GIVEN INSTRUCTION — Leaving out the pictures, retype the lines from the beginning of the listing through the line containing "const silentValues = [42.7, 22.6, 41.2];".

INFORMATION SHOWN —

^^^^^^^^^^^^^^^^

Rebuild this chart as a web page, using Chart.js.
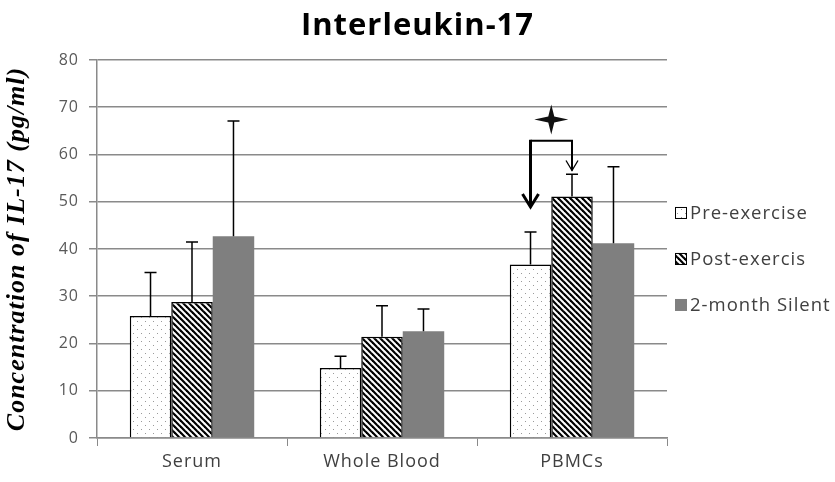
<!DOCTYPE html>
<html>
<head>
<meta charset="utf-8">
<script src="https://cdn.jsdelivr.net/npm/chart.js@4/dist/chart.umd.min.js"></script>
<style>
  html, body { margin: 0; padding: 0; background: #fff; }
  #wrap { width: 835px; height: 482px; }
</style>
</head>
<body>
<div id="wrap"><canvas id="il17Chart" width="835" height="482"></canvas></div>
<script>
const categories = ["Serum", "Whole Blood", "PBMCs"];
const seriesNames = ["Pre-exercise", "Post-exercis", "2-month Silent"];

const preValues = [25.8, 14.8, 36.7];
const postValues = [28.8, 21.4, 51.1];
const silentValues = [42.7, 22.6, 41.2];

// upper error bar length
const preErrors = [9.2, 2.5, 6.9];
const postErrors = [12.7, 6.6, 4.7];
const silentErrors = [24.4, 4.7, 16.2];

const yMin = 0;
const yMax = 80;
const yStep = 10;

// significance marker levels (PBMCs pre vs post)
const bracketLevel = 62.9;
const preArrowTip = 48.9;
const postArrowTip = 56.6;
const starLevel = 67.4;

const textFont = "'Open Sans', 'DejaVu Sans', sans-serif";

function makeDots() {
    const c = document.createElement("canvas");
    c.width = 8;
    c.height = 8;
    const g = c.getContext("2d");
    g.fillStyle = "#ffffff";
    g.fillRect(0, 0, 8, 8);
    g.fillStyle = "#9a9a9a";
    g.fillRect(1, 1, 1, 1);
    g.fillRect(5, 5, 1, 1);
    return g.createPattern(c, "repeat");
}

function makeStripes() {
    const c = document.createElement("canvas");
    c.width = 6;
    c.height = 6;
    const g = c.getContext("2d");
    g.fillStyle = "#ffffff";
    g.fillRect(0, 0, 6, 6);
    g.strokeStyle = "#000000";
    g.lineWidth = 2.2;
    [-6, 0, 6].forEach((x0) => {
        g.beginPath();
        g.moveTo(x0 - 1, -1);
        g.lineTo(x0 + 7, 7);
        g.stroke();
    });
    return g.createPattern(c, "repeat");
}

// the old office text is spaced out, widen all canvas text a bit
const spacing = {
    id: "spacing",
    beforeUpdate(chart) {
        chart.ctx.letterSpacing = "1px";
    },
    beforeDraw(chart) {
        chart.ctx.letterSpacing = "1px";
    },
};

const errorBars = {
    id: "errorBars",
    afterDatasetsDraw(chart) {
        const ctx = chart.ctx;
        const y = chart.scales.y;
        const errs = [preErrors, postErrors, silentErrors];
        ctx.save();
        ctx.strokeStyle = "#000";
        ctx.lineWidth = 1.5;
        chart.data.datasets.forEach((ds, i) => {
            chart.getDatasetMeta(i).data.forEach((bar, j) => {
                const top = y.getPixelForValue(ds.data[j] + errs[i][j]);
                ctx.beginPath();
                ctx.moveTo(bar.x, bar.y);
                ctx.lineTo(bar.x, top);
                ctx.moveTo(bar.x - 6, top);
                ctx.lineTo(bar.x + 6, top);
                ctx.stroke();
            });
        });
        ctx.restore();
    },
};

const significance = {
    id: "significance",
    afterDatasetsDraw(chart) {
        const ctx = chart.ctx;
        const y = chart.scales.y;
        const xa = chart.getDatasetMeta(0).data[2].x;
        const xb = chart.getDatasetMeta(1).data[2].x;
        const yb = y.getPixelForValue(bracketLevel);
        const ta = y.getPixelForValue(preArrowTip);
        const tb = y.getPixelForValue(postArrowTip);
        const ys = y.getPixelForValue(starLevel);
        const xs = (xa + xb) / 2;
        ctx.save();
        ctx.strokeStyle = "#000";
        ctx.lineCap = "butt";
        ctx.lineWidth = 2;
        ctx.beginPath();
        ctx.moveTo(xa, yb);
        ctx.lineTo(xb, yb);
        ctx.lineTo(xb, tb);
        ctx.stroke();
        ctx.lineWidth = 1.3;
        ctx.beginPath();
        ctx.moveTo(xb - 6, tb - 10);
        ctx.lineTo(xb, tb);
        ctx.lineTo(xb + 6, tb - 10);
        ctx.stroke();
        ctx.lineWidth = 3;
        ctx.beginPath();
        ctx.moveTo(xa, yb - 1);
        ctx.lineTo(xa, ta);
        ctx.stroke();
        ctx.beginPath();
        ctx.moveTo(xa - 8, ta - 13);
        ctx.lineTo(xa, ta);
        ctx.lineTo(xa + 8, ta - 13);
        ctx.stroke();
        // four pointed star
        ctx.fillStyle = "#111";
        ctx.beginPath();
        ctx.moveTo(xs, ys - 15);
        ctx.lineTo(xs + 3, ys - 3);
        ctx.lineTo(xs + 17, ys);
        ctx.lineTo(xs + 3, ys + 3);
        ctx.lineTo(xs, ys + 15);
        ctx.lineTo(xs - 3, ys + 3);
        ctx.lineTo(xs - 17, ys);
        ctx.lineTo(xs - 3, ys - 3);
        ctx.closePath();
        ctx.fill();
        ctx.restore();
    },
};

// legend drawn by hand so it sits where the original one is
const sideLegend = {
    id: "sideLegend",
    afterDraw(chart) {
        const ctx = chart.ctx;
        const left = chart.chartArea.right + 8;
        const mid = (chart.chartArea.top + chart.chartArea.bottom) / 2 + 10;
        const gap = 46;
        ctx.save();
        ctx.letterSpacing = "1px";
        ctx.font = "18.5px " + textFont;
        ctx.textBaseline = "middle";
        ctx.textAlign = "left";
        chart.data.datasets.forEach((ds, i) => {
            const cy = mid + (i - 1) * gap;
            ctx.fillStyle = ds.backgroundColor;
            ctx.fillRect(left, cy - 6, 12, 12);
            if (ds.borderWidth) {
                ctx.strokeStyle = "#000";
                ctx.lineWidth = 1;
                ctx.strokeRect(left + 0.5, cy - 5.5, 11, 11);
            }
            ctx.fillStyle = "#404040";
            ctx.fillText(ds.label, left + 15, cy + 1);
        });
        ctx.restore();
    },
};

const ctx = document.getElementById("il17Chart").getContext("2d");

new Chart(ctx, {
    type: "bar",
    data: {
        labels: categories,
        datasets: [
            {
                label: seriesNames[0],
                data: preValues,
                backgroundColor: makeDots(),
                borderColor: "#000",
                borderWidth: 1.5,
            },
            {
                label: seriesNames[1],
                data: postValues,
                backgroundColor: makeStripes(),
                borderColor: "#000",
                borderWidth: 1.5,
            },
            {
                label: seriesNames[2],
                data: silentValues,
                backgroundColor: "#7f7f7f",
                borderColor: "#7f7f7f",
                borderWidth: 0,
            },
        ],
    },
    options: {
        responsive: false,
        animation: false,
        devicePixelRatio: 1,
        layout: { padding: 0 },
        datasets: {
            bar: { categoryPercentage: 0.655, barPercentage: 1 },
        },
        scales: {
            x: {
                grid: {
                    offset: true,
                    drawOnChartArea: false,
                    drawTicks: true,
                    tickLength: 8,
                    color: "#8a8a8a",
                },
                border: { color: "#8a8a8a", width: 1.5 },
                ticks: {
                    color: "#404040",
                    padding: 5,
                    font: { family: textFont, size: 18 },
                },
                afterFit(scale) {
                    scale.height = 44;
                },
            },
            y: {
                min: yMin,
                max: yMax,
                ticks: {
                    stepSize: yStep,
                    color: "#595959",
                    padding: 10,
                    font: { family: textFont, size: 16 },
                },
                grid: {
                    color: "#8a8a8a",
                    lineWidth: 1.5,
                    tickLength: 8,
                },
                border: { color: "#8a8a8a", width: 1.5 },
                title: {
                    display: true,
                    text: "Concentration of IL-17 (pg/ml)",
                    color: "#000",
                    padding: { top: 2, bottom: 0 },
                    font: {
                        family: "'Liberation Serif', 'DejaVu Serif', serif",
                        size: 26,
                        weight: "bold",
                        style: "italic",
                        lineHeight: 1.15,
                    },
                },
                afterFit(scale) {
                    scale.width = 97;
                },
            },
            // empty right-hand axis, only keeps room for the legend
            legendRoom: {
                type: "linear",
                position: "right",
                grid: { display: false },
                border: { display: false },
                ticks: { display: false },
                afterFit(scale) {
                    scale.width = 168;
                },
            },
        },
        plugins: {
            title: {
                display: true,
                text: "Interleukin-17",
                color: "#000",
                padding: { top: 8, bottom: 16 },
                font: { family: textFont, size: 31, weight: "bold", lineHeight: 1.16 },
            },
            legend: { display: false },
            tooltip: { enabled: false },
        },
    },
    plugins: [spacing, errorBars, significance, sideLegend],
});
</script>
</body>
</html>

^^^^^^^^^^^^^^^^

REPLY TO THE TASK —
Rebuild this chart as a web page, using Chart.js.
<!DOCTYPE html>
<html>
<head>
<meta charset="utf-8">
<script src="https://cdn.jsdelivr.net/npm/chart.js@4/dist/chart.umd.min.js"></script>
<style>
  html, body { margin: 0; padding: 0; background: #fff; }
  #wrap { width: 835px; height: 482px; }
</style>
</head>
<body>
<div id="wrap"><canvas id="il17Chart" width="835" height="482"></canvas></div>
<script>
const categories = ["Serum", "Whole Blood", "PBMCs"];
const seriesNames = ["Pre-exercise", "Post-exercis", "2-month Silent"];

const preValues = [25.8, 14.8, 36.7];
const postValues = [28.8, 21.4, 51.1];
const silentValues = [42.7, 22.6, 41.2];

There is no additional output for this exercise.